§ Code that draws figures
━━━━━━━━
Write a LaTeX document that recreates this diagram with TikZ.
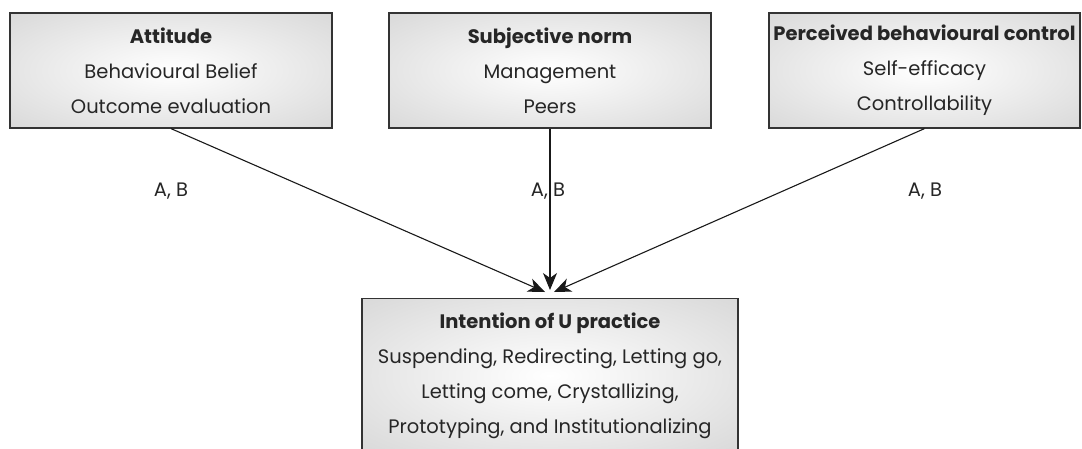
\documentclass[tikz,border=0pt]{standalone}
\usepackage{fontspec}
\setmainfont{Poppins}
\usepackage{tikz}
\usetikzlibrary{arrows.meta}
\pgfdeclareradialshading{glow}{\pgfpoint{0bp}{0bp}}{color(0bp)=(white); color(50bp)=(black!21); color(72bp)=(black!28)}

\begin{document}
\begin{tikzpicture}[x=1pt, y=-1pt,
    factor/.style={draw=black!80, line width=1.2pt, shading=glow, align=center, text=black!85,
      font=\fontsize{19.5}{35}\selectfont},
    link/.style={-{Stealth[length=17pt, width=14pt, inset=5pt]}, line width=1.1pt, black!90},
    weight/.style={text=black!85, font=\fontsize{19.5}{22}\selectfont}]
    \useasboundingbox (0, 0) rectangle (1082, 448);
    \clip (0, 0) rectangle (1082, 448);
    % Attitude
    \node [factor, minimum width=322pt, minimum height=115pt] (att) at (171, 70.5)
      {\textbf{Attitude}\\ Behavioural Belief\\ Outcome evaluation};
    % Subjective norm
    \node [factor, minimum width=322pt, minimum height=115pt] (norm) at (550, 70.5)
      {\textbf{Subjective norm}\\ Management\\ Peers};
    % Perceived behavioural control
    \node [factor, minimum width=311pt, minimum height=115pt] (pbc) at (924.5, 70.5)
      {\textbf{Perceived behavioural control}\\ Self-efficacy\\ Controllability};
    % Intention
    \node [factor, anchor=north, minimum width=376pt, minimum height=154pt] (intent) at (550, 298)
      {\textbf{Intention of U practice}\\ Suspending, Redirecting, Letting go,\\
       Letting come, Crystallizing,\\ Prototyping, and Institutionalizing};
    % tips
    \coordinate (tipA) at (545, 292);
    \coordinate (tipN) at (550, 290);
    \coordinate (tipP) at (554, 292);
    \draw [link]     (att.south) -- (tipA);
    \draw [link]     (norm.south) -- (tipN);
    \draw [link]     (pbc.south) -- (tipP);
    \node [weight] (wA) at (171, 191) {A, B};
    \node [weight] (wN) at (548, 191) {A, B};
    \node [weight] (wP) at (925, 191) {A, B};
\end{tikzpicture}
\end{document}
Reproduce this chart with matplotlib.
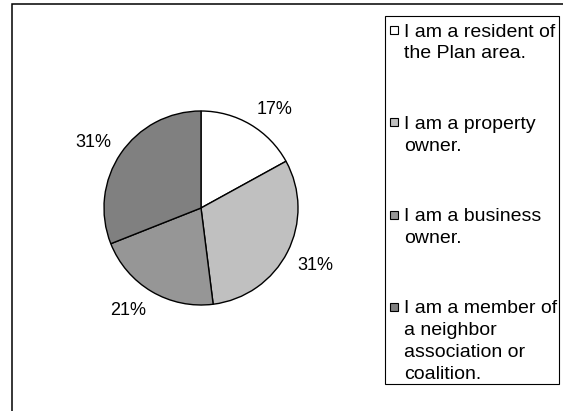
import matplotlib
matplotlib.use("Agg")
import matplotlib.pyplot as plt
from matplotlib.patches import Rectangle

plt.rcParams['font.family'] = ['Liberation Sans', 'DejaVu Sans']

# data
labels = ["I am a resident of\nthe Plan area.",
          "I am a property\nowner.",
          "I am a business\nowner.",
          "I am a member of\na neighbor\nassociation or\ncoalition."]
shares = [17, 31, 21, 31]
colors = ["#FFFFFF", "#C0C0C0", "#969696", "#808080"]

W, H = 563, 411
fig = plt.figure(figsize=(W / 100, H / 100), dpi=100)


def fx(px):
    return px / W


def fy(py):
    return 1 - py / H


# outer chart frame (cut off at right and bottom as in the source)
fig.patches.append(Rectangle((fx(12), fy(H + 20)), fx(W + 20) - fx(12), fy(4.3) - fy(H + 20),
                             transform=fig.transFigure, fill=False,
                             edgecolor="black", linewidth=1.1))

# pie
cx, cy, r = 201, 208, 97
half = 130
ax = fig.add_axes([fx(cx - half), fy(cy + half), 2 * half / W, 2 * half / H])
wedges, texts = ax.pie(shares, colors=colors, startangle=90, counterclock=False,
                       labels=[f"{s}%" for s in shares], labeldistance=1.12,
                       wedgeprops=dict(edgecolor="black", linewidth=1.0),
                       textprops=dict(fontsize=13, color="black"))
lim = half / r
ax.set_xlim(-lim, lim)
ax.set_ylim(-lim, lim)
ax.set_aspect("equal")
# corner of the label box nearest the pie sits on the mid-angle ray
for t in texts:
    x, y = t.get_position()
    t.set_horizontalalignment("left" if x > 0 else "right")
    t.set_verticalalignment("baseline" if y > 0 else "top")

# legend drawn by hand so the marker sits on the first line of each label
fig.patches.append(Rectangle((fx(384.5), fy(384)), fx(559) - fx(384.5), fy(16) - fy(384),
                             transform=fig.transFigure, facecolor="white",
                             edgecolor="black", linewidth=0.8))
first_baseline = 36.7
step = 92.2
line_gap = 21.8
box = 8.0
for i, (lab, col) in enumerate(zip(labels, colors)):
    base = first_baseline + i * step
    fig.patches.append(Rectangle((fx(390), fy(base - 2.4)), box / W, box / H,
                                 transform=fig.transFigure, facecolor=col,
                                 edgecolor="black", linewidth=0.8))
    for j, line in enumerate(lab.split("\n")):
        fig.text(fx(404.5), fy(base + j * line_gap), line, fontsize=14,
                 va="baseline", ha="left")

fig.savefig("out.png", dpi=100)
━━━━━━━━
§ Requirements
Within the listing above, copy each line that has the string "chart".

§ Result of this task
Reproduce this chart with matplotlib.
# outer chart frame (cut off at right and bottom as in the source)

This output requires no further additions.